At the release point (point A), the pendulum has no kinetic energy since it starts from rest, and it has gravitational potential energy due to its height above the lowest point (point B). At point B, the potential energy is zero, and all the energy is converted into kinetic energy. Thus, we can simplify the equation:

\[ U_A = K_B \]

Where:

• Gravitational potential energy \( U_A = mgh_A \)
• Kinetic energy \( K_B = \frac{1}{2} mv_b^2 \)

Since the mass \( m \) cancels out, we can rearrange the equation to solve for \( v_b \):

\[ v_b = \sqrt{2gh_A} \]

To find the height \( h_A \), we can use the pendulum equation, which relates the length of the pendulum \( l \), the angle \( \theta \), and the height \( y \):

\[ l - y = l \cos(\theta) \]

In this case, we have:

\[ 2 - y = 2 \cos(37^\circ) \]

Rearranging gives us:

\[ y = 2 - 2 \cos(37^\circ) \]

Calculating this height yields \( y \approx 0.4 \) meters. Plugging this value back into the equation for \( v_b \) gives:

\[ v_b = \sqrt{2 \cdot 9.8 \cdot 0.4} \approx 2.8 \text{ m/s} \]

Thus, the maximum speed of the pendulum at its lowest point is approximately 2.8 meters per second. This example illustrates how energy conservation principles can be applied to solve pendulum problems, especially when the heights are not directly provided.

In analyzing the motion of a pendulum, we consider a block of mass 2 kg attached to a string of length 3 m. When the block is pulled 1 m above its lowest point and released, it swings back and forth, reaching its maximum speed at the lowest point of the swing. To determine this maximum speed, we apply the principle of conservation of energy.

At the initial height (point A), the block has potential energy due to its height above the lowest point (point B), where its potential energy is zero.
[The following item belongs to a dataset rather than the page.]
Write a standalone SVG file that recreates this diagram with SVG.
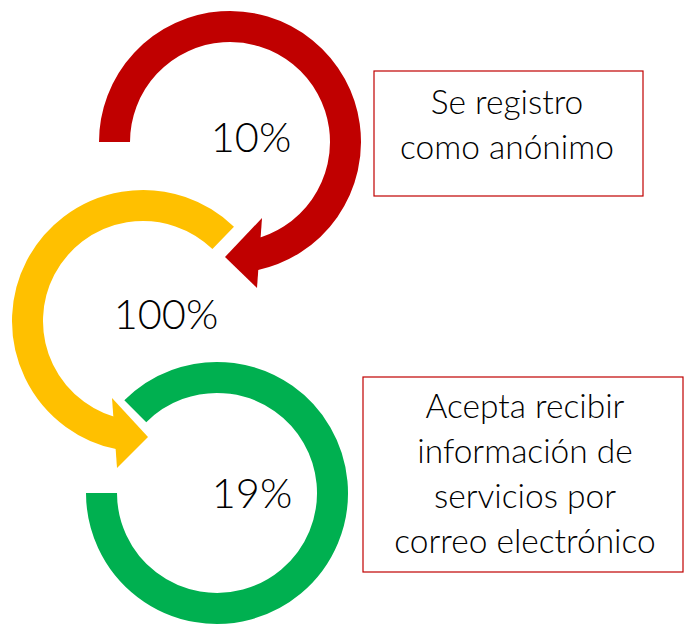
<svg xmlns="http://www.w3.org/2000/svg" width="684" height="625" viewBox="0 0 684 625">
<style>
.arc{fill:none;stroke-width:31;stroke-linecap:butt}
.pct{font-family:Lato,"Open Sans","Liberation Sans",sans-serif;font-weight:300;font-size:41.5px;fill:#000;text-anchor:middle}
.lbl{font-family:Lato,"Open Sans","Liberation Sans",sans-serif;font-weight:300;font-size:33.5px;fill:#000;text-anchor:middle}
.box{fill:#fff;stroke:#C00000;stroke-width:1.2}
</style>
<rect width="684" height="625" fill="#fff"/>
<g id="connectors">
<g id="red-arrow">
<path class="arc" stroke="#C00000" d="M 114.5 142 A 115.5 115.5 0 1 1 254.0 255.0"/>
<polygon fill="#C00000" points="262,218 225,257 257,288"/>
</g>
<g id="yellow-arrow">
<path class="arc" stroke="#FFC000" d="M 223.2 237.9 A 115.5 115.5 0 1 0 121.0 434.4"/>
<polygon fill="#FFC000" points="112,398 148,437 117,468"/>
</g>
<g id="green-ring">
<path class="arc" stroke="#00B050" d="M 135.3 411.3 A 115.5 115.5 0 1 1 101.5 493"/>
</g>
</g>
<g id="node-10">
<text class="pct" x="251" y="152">10%</text>
</g>
<g id="node-100">
<text class="pct" x="166" y="329">100%</text>
</g>
<g id="node-19">
<text class="pct" x="252" y="508">19%</text>
</g>
<g id="box-anonimo">
<rect class="box" x="374" y="71" width="269" height="125"/>
<text class="lbl" x="507" y="114">Se registro</text>
<text class="lbl" x="507" y="159">como anónimo</text>
</g>
<g id="box-correo">
<rect class="box" x="363" y="377" width="320" height="195"/>
<text class="lbl" x="525" y="418">Acepta recibir</text>
<text class="lbl" x="525" y="463">información de</text>
<text class="lbl" x="525" y="508">servicios por</text>
<text class="lbl" x="525" y="553">correo electrónico</text>
</g>
</svg>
The energy conservation equation can be expressed as:

$$K_A + U_A + W_{non-conservative} = K_B + U_B$$

At point A, the kinetic energy (K_A) is zero since the block is at rest, and the potential energy (U_A) can be calculated using the formula:

$$U_A = mgh_A$$

Here, \(h_A\) is the height above the lowest point, which is 1 m, and \(g\) is the acceleration due to gravity (approximately 9.8 m/s²). Thus, the potential energy at point A is:

$$U_A = 2 \, \text{kg} \times 9.8 \, \text{m/s}^2 \times 1 \, \text{m} = 19.6 \, \text{J}$$

At point B, the potential energy (U_B) is zero, and the kinetic energy (K_B) is given by:

$$K_B = \frac{1}{2} mv_{max}^2$$

Setting the energies equal gives us:

$$19.6 \, \text{J} = \frac{1}{2} mv_{max}^2$$

By canceling the mass (m) from both sides, we can solve for the maximum speed:

$$v_{max} = \sqrt{2gh_A} = \sqrt{2 \times 9.8 \, \text{m/s}^2 \times 1 \, \text{m}} \approx 4.43 \, \text{m/s}$$

Next, we calculate the tension in the rope at the lowest point of the swing. At this point, two forces act on the block: the gravitational force (weight) acting downward and the tension in the rope acting upward. The net force provides the centripetal acceleration required for circular motion. The equation for centripetal force is:

$$F_{centripetal} = m \frac{v_{max}^2}{r}$$

Where \(r\) is the radius of the circular path, which is equal to the length of the string (3 m). The forces can be expressed as:

$$T - mg = m \frac{v_{max}^2}{r}$$

Rearranging gives us the tension:

$$T = mg + m \frac{v_{max}^2}{r}$$

Factoring out the mass, we have:

$$T = m \left(g + \frac{v_{max}^2}{r}\right)$$

Substituting the known values:

$$T = 2 \, \text{kg} \left(9.8 \, \text{m/s}^2 + \frac{(4.43 \, \text{m/s})^2}{3 \, \text{m}}\right)$$

Calculating the tension yields:

$$T \approx 2 \, \text{kg} \left(9.8 + \frac{19.6249}{3}\right) \approx 2 \, \text{kg} \left(9.8 + 6.54\right) \approx 32.67 \, \text{N}$$

Thus, the tension in the rope at the bottom of the swing is approximately 32.67 N. This analysis illustrates the application of energy conservation and the dynamics of circular motion in pendulum systems.